I am currently reading the famous article "Universal Properties of Maps on an Interval" by Collet, Eckmann and Lanford related to the Feigenbaum–Coullet–Tresser universality. I am in particular interested in Theorem 6.3 page 236 in that article. See the article for the precise statement, but very roughly the theorem says:
Consider a transformation $T$ on an infinite dimensional space which has a hyperbolic fixed point with one unstable direction with eigenvalue $\delta$ and a codimension one stable manifold. Then there is a change of coordinates to a new system $(x,y)$ where:
- the stable manifold is given by $y=0$
- the unstable manifold is given by $x=0$
- the transformation $T$ takes the form $$ (x,y)\longmapsto (M(x,y), \delta \ y) $$ in this new coordinate system.
In other words, this realizes a linearization in the unstable direction only.
I would like to know about similar/related theorems, follow-ups, improvements, etc. that exist in the literature.
Using keyword searches etc. has been quite disappointing and I can definitely use the help of people with expertise in the area.
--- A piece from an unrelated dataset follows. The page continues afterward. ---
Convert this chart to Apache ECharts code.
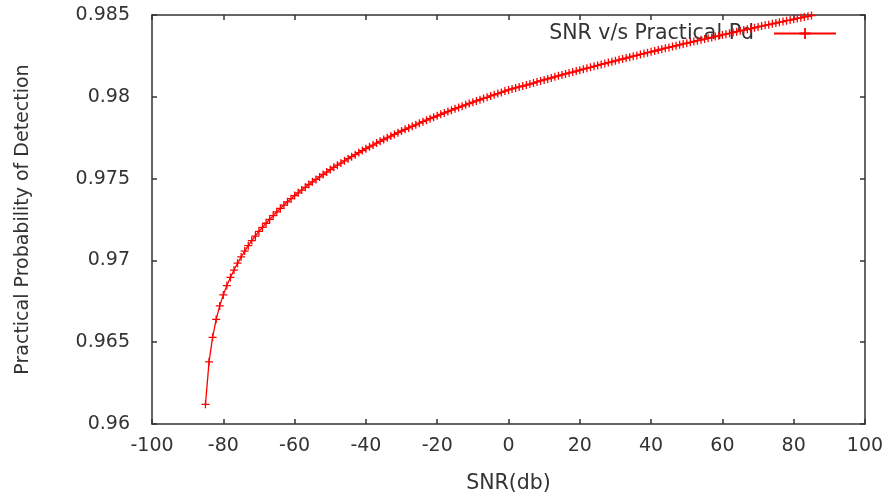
<!DOCTYPE html>
<html>
<head>
<meta charset="utf-8">
<script src="https://cdn.jsdelivr.net/npm/echarts@6/dist/echarts.min.js"></script>
<style>
html,body{margin:0;padding:0;background:#fff;}
#chart{width:888px;height:502px;}
</style>
</head>
<body>
<div id="chart"></div>
<script>
var snr = [-85,-84,-83,-82,-81,-80,-79,-78,-77,-76,-75,-74,-73,-72,-71,-70,-69,-68,-67,-66,-65,-64,-63,-62,-61,-60,-59,-58,-57,-56,-55,-54,-53,-52,-51,-50,-49,-48,-47,-46,-45,-44,-43,-42,-41,-40,-39,-38,-37,-36,-35,-34,-33,-32,-31,-30,-29,-28,-27,-26,-25,-24,-23,-22,-21,-20,-19,-18,-17,-16,-15,-14,-13,-12,-11,-10,-9,-8,-7,-6,-5,-4,-3,-2,-1,0,1,2,3,4,5,6,7,8,9,10,11,12,13,14,15,16,17,18,19,20,21,22,23,24,25,26,27,28,29,30,31,32,33,34,35,36,37,38,39,40,41,42,43,44,45,46,47,48,49,50,51,52,53,54,55,56,57,58,59,60,61,62,63,64,65,66,67,68,69,70,71,72,73,74,75,76,77,78,79,80,81,82,83,84,85];
var pd = [0.96120,0.96380,0.96530,0.96640,0.96722,0.96789,0.96846,0.96896,0.96941,0.96983,0.97021,0.97057,0.97090,0.97121,0.97149,0.97177,
0.97202,0.97227,0.97251,0.97274,0.97297,
0.97318,0.97338,0.97358,0.97377,0.97396,
0.97413,0.97430,0.97447,0.97464,0.97480,
0.97495,0.97510,0.97525,0.97540,0.97555,
0.97569,0.97582,0.97595,0.97609,0.97622,
0.97634,0.97646,0.97659,0.97671,0.97683,
0.97694,0.97705,0.97717,0.97728,0.97739,
0.97749,0.97760,0.97770,0.97781,0.97791,
0.97801,0.97810,0.97820,0.97829,0.97839,
0.97848,0.97857,0.97866,0.97875,0.97884,
0.97893,0.97901,0.97910,0.97918,0.97927,
0.97935,0.97943,0.97951,0.97959,0.97967,
0.97975,0.97982,0.97990,0.97997,0.98005,
0.98012,0.98020,0.98027,0.98035,0.98042,
0.98048,0.98054,0.98060,0.98066,0.98072,
0.98078,0.98084,0.98091,0.98097,0.98103,
0.98109,0.98115,0.98122,0.98128,0.98134,
0.98140,0.98146,0.98151,0.98157,0.98163,
0.98169,0.98175,0.98180,0.98186,0.98192,
0.98198,0.98203,0.98209,0.98214,0.98220,
0.98226,0.98231,0.98237,0.98242,0.98248,
0.98253,0.98259,0.98264,0.98270,0.98275,
0.98280,0.98286,0.98291,0.98297,0.98302,
0.98307,0.98312,0.98318,0.98323,0.98328,
0.98333,0.98338,0.98343,0.98348,0.98353,
0.98358,0.98363,0.98368,0.98373,0.98378,
0.98383,0.98388,0.98393,0.98398,0.98403,
0.98408,0.98413,0.98417,0.98422,0.98427,
0.98432,0.98437,0.98441,0.98446,0.98451,
0.98456,0.98460,0.98465,0.98469,0.98474,
0.98479,0.98483,0.98488,0.98492,0.98497];
var seriesName = 'SNR v/s Practical Pd';
var xAxisName = 'SNR(db)';
var yAxisName = 'Practical Probability of Detection';
var xTicks = ['-100','-80','-60','-40','-20','0','20','40','60','80','100'];
var yTicks = ['0.96','0.965','0.97','0.975','0.98','0.985'];

var points = snr.map(function (x, i) { return [x, pd[i]]; });
var FONT = 'DejaVu Sans';
var AX = '#333333';
var TXT = '#333333';
var plus = 'path://M0,4.2H10V5.8H0Z M4.2,0H5.8V10H4.2Z';

function xAxisCfg(pos, showLabel) {
  return {
    type: 'value', position: pos, min: -100, max: 100, interval: 20,
    axisLine: { show: true, onZero: false, lineStyle: { color: AX, width: 1.5 } },
    axisTick: { show: true, inside: true, length: 5, lineStyle: { color: AX, width: 1.5 } },
    splitLine: { show: false },
    axisLabel: { show: showLabel, margin: 13, color: TXT, fontFamily: FONT, fontSize: 19,
      formatter: function (v) { var k = Math.round((v + 100) / 20); return xTicks[k]; } }
  };
}
function yAxisCfg(pos, showLabel) {
  return {
    type: 'value', position: pos, min: 0.96, max: 0.985, interval: 0.005,
    axisLine: { show: true, onZero: false, lineStyle: { color: AX, width: 1.5 } },
    axisTick: { show: true, inside: true, length: 5, lineStyle: { color: AX, width: 1.5 } },
    splitLine: { show: false },
    axisLabel: { show: showLabel, margin: 22, color: TXT, fontFamily: FONT, fontSize: 19,
      formatter: function (v) { var k = Math.round((v - 0.96) / 0.005); return yTicks[k]; } }
  };
}

var chart = echarts.init(document.getElementById('chart'), null, { renderer: 'canvas' });
var xb = xAxisCfg('bottom', true);
xb.name = xAxisName; xb.nameLocation = 'middle'; xb.nameGap = 49;
xb.nameTextStyle = { color: TXT, fontFamily: FONT, fontSize: 20.5 };
var yl = yAxisCfg('left', true);
yl.name = yAxisName; yl.nameLocation = 'middle'; yl.nameGap = 119; yl.nameRotate = 90;
yl.nameTextStyle = { color: TXT, fontFamily: FONT, fontSize: 19 };

chart.setOption({
  animation: false,
  backgroundColor: '#ffffff',
  grid: { left: 152, right: 23, top: 15, bottom: 78, containLabel: false },
  legend: {
    data: [seriesName], right: 51, top: 23, padding: 0, align: 'right', z: 1,
    itemWidth: 62, itemHeight: 14,
    textStyle: { color: TXT, fontFamily: FONT, fontSize: 20.5, padding: [0, 15, 0, 0] }
  },
  xAxis: [xb, xAxisCfg('top', false)],
  yAxis: [yl, yAxisCfg('right', false)],
  series: [{
    name: seriesName, type: 'line', xAxisIndex: 0, yAxisIndex: 0,
    data: points, showSymbol: true, showAllSymbol: true,
    symbol: plus, symbolSize: 8,
    lineStyle: { color: '#ff0000', width: 1.3 },
    itemStyle: { color: '#ff0000' },
    z: 3
  }]
});
</script>
</body>
</html>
For instance, I did not know the above paper contained such a theorem until a chance discussion with one of the authors.
Edit with some context:
The method used in the CEL article is as follows. They first do some prep work in order to have a coordinate system $(x,y)$ satisfying the first two properties, i.e., such that the stable and unstable manifolds are straight. Then they construct the partial conjugation as $$ z(x,y)=\lim_{n\rightarrow \infty} \delta^{-n} y_n(x,y) $$ where $y_n$ denotes the $y$ coordinate of the $n$-th iterate of the point $(x,y)$ by a suitable cut-off modifcation of $T$.
This is very similar to the construction of wave operators in scattering theory.
The reason I am interested in this is because in recent joint work (see Rigorous quantum field theory functional integrals over the p-adics I: anomalous dimensions with Ajay Chandra and Gianluca Guadagni) we proved the following:
Assume $T$ is analytic and has a hyperbolic fixed point $v_{*}$ with only one expanding direction with eigenvalue $\delta$. Then $$ \Psi(v,w)=\lim_{n\rightarrow \infty} T^n(v+\delta^{-n}w) $$ exists and is analytic (jointly in $w$ and the component of $v$ along the stable tangent space used in the analytic parametrization of the stable manifold). Here $v$ belongs to the stable manifold and $w$ is arbitrary but not too big. This function $\Psi$ is not a true linearization, not even a partial one such as the $z$ function of CEL but it shares some of that flavor. Namely, it satisfies the properties:
- $T\circ\Psi(v,w)=\Psi(v,\delta\ w)$.
- $\Psi$ takes its values in the unstable manifold.
- $\Psi(v,w)=\Psi(v_{*},L_{v}(w))$ where $L_v$ is a $v$-dependent linear map onto the unstable tangent space.
The $\Psi$ function can be seen as the $w$ directional derivative of the $z$ function on the stable manifold. It is a "true linearization" on the unstable manifold only. I would like to know if similar results exist in the literature.